L'universo è "cosa buona". Tra astronomia e fede
"Conoscere l’universo in quanto “cosa buona” ci permette di scoprire qualcosa in più di noi e di chi ci ha creati". La nuova rubrica di Manuela Riondato tra scienza e fede. "Appassionata di astronomia e di fantascienza, queste notizie riescono a entusiasmarmi e nello stesso tempo ad alimentare il mio interesse per l’altro ambito di ricerca che mi riguarda più da vicino, quello teologico".
«Scoperto il pianeta Vulcano di Star Trek», «Successo per la missione Hayabusa 2», «Scoperte 13 stelle che viaggiano verso la Via Lattea». Seguo da qualche anno una pagina di divulgazione scientifica che puntualmente spiega, in parole semplici ma con rigore scientifico, le ultime novità in molti ambiti di ricerca. Così ho imparato che il ribattezzato “pianeta Vulcano” è otto volte e mezzo la Terra e probabilmente un po’ troppo vicino alla sua stella per ospitare acqua in forma liquida, elemento indispensabile per la vita. Magari somiglia davvero al pianeta natale di Spock, che il creatore di Star Trek ha immaginato infuocato e orbitante proprio attorno a 40 Eridani A.

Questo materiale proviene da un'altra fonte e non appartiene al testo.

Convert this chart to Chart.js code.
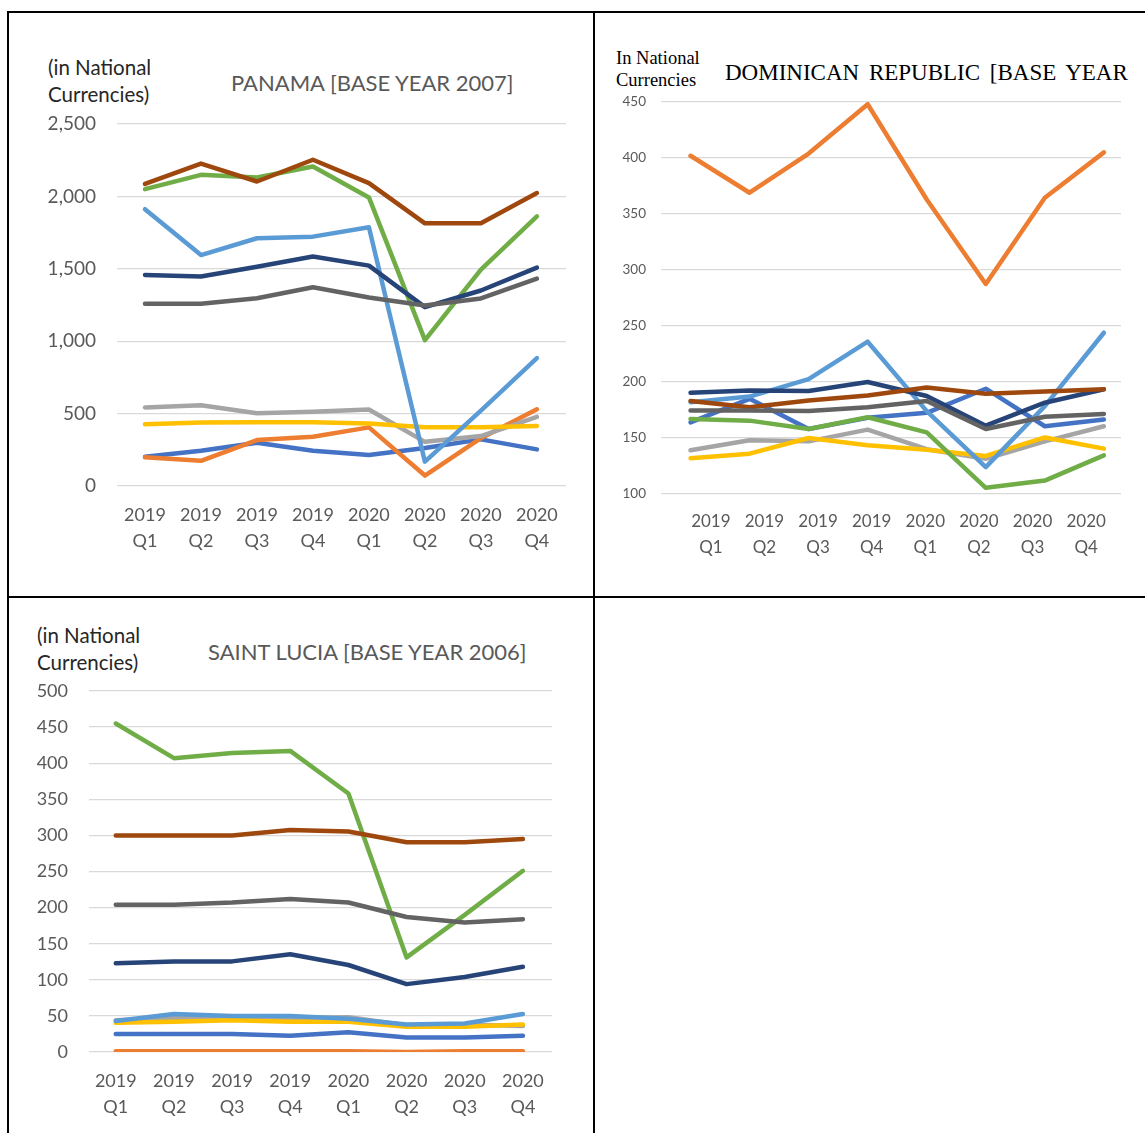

È stato affascinante seguire la missione Hayabusa 2, che porterà sulla terra dei campioni dell’asteroide Ryugu, dopo aver fatto saltellare sulla sua superficie dei piccoli rover e aver raccolto dati da un lander. Recente infine è la scoperta di tredici stelle che stanno viaggiando a velocità elevatissime verso la nostra galassia. Ebbene sì, la Via Lattea non è sola e interagisce con un gruppo di altre galassie, al punto da causare scambi di stelle che, nel tira e molla delle forze gravitazionali, sfuggono alla loro orbita e viaggiano come pallottole vaganti.

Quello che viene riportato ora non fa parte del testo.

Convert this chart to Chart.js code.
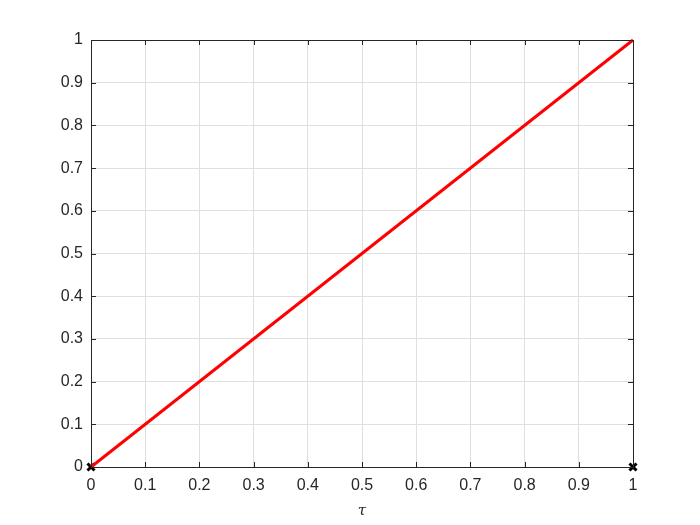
<!DOCTYPE html>
<html>
<head>
<meta charset="utf-8">
<script src="https://cdn.jsdelivr.net/npm/chart.js@4"></script>
<style>
  body { margin: 0; background: #fff; }
  #wrap { width: 700px; height: 525px; }
</style>
</head>
<body>
<div id="wrap"><canvas id="plot" width="700" height="525"></canvas></div>
<script>
// data
const lineX = [0, 1];
const lineY = [0, 1];
const markX = [0, 1];
const markY = [0, 0];
const tickValues = [0, 0.1, 0.2, 0.3, 0.4, 0.5, 0.6, 0.7, 0.8, 0.9, 1];

const axisColor = "#262626";

// MATLAB-like inward ticks on all four sides
const innerTicks = {
  id: "innerTicks",
  afterDatasetsDraw(chart) {
    const { ctx, chartArea: a, scales } = chart;
    ctx.save();
    ctx.strokeStyle = axisColor;
    ctx.lineWidth = 1;
    ctx.beginPath();
    tickValues.forEach((v) => {
      const px = Math.round(scales.x.getPixelForValue(v)) + 0.5;
      ctx.moveTo(px, a.bottom);
      ctx.lineTo(px, a.bottom - 5);
      ctx.moveTo(px, a.top);
      ctx.lineTo(px, a.top + 5);
      const py = Math.round(scales.y.getPixelForValue(v)) + 0.5;
      ctx.moveTo(a.left, py);
      ctx.lineTo(a.left + 5, py);
      ctx.moveTo(a.right, py);
      ctx.lineTo(a.right - 5, py);
    });
    ctx.stroke();
    ctx.strokeRect(a.left + 0.5, a.top + 0.5, a.right - a.left, a.bottom - a.top);
    ctx.restore();
  },
};

const ctx = document.getElementById("plot").getContext("2d");
new Chart(ctx, {
  type: "scatter",
  data: {
    datasets: [
      {
        data: lineX.map((x, i) => ({ x: x, y: lineY[i] })),
        showLine: true,
        borderColor: "#ff0000",
        borderWidth: 3,
        pointRadius: 0,
        clip: false,
      },
      {
        data: markX.map((x, i) => ({ x: x, y: markY[i] })),
        showLine: false,
        pointStyle: "crossRot",
        pointRadius: 5,
        borderColor: "#000000",
        pointBorderWidth: 3,
        clip: false,
      },
    ],
  },
  options: {
    responsive: false,
    animation: false,
    layout: { padding: { top: 40, right: 67, left: 0, bottom: 0 } },
    plugins: { legend: { display: false }, tooltip: { enabled: false } },
    scales: {
      x: {
        type: "linear",
        min: 0,
        max: 1,
        afterFit: (s) => { s.height = 58; },
        afterBuildTicks: (s) => { s.ticks = tickValues.map((v) => ({ value: v })); },
        grid: { color: "#dfdfdf", drawTicks: false },
        border: { display: false },
        ticks: {
          color: axisColor,
          padding: 9,
          font: { family: "Liberation Sans", size: 16 },
          maxRotation: 0,
          callback: (v) => String(v),
        },
        title: {
          display: true,
          text: "τ",
          color: axisColor,
          padding: { top: 0, bottom: 5 },
          font: { family: "DejaVu Serif", style: "italic", size: 15 },
        },
      },
      y: {
        type: "linear",
        min: 0,
        max: 1,
        afterFit: (s) => { s.width = 91; },
        afterBuildTicks: (s) => { s.ticks = tickValues.map((v) => ({ value: v })); },
        grid: { color: "#dfdfdf", drawTicks: false },
        border: { display: false },
        ticks: {
          color: axisColor,
          padding: 8,
          font: { family: "Liberation Sans", size: 16 },
          callback: (v) => String(v),
        },
      },
    },
  },
  plugins: [innerTicks],
});
</script>
</body>
</html>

Appassionata di astronomia e di fantascienza, queste notizie riescono a entusiasmarmi e nello stesso tempo ad alimentare il mio interesse per l’altro ambito di ricerca che mi riguarda più da vicino, quello teologico.
«Cosa c’entra Dio con tutto questo?» ci si potrebbe chiedere. Parto da un intreccio di esperienze. La prima è il bisogno che sentiamo di puntare lo sguardo al di là di ciò che conosciamo. Non lo facciamo per soddisfare una curiosità fine a se stessa: scoviamo altri pianeti perché cerchiamo proprio ciò che rende il nostro tanto speciale, la presenza della vita. Inseguiamo indizi, sappiamo calcolare distanze e masse, individuare elementi, ipotizzare la presenza o meno di acqua liquida sulla superficie, culla della vita.

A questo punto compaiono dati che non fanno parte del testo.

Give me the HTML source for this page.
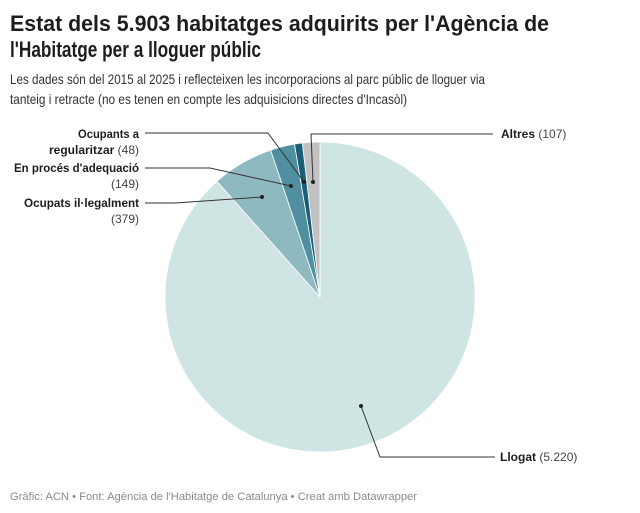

Siamo affamati di vita perché dice il nostro passato, da dove siamo venuti, come ci siamo evoluti e a quali condizioni, ma dice anche il nostro presente riportandoci alla preziosità della Terra e di come la stiamo trattando. Infine dice il nostro futuro, che sogniamo più grande di noi, pieno di spazio e di tempo, anche oltre a quello concesso al futuro del sistema solare. Così impariamo un po’ alla volta a conoscere questo universo in cui siamo immersi, vasto oltre ogni nostra capacità di immaginazione, complesso e in continua evoluzione, ricco di possibilità. Un universo che siamo chiamati a riconoscere come creazione, fatto proprio in questo modo e non in un altro.
La seconda esperienza infatti è quella della fede. Come cristiani crediamo in Dio Creatore di un cosmo che è considerato “cosa buona”. Lo era quando la terra era ancora informe e lo è anche adesso, nonostante possa farci paura con tutto il suo vuoto e i suoi pericoli. Lo è perché non è sterile ma capace di novità, quella stessa che ci ha permesso di essere qui come frutto del suo sviluppo. Conoscere l’universo in quanto “cosa buona” ci permette di scoprire qualcosa in più di noi e di chi ci ha creati: siamo portatori di vita e capaci di novità a immagine e somiglianza del nostro Creatore proprio perché «in lui viviamo, ci muoviamo ed esistiamo» (At 17,28) insieme a tutto ciò che ci circonda. Queste poche considerazioni danno senso anche alla domanda da cui siamo partiti, e che vorremmo continuare a portare con noi.